Solutions to 'Loopy C puzzle'

In my blog post yesterday, I shared this puzzle:

Add or modify exactly one operator in the following code such that it prints exactly 6 dots.

int i;
for (i = 0; i < 6; i--)
    printf(".");

Let me first list all the possible solutions I know.

for (i = 0; i < 6; i++)
for (i = 0; i < 6; ++i)
for (i = 0; -i < 6; i--)
for (i = 0; i + 6; i--)
for (i = 0; i ^= 6; i--)

The last solution in the list is not quite obvious and needs a little analysis to understand why it works.

To generalize the problem, let us use n instead of 6. So, the loop becomes:

int i;
for (i = 0; i ^= n; i--)
    printf(".");

If we use XOR to represent bitwise exclusive OR, first i is set to i = n XOR i before we enter the loop. Since, the initial value of i is 0, this amounts to setting i = n before we enter the loop.

Thereafter, every iteration prints a dot and sets i = n XOR (i - 1). If we try to represent two such consecutive iterations as one operation, this composite operation prints two dots and sets i = n XOR {[n XOR (i - 1)] - 1} where i on the RHS is the value of i before the pair of iterations and i on the LHS is the value of i after the pair of iterations complete. … (A)

Before we proceed further, note that

k XOR 1 = k - 1 for an odd integer k. … (1)
k XOR 1 = k + 1 for an even integer k. … (2)
a XOR b is an odd integer if a and b have different parities. … (3)

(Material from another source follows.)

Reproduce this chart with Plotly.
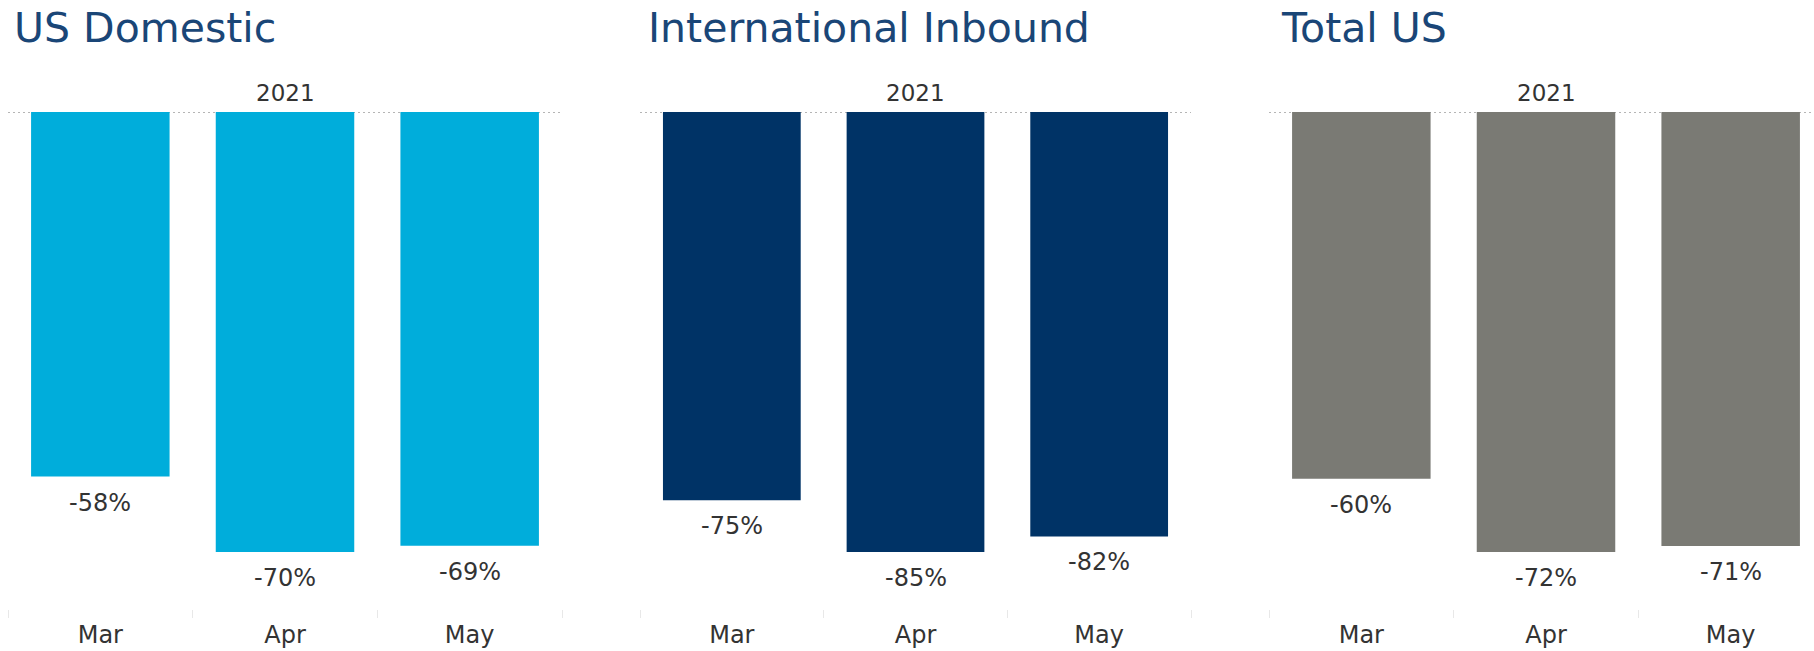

I'm not presenting the proof of these results since they are very trivial. We'll use these results in the discussion below.

If n is odd, i is odd initially because i is set to n before we enter the loop. We'll show that i always remains odd and never changes for every pair of iterations.

i = n XOR {[n XOR (i - 1)] - 1}    … from (A)
  = n XOR {[n XOR (i - 1)] XOR 1}    … from (1) and (3)
  = (n XOR n) XOR [(i - 1) XOR 1]    … from associativity of XOR
  = 0 XOR [(i - 1) + 1]    … from (2) and (3)
  = i

Note that i begins as i = n. Since, i is set to n again after every two iterations, the loop never terminates.

If n is even, i is even initially because i is set to n before we enter the loop. We'll show that i always remains even and decrements by 2 for every pair of iterations.

i = n XOR {[n XOR (i - 1)] - 1}    … from (A)
  = n XOR {[n XOR (i - 1)] XOR 1}    … from (1) and (3)
  = (n XOR n) XOR [(i - 1) XOR 1]    … from associativity of XOR
  = 0 XOR [(i - 1) - 1]    … from (1) and (3)
  = i - 2

Since i begins as i = n and decrements by 2 for every two iterations, the loop terminates after n iterations thereby printing n dots.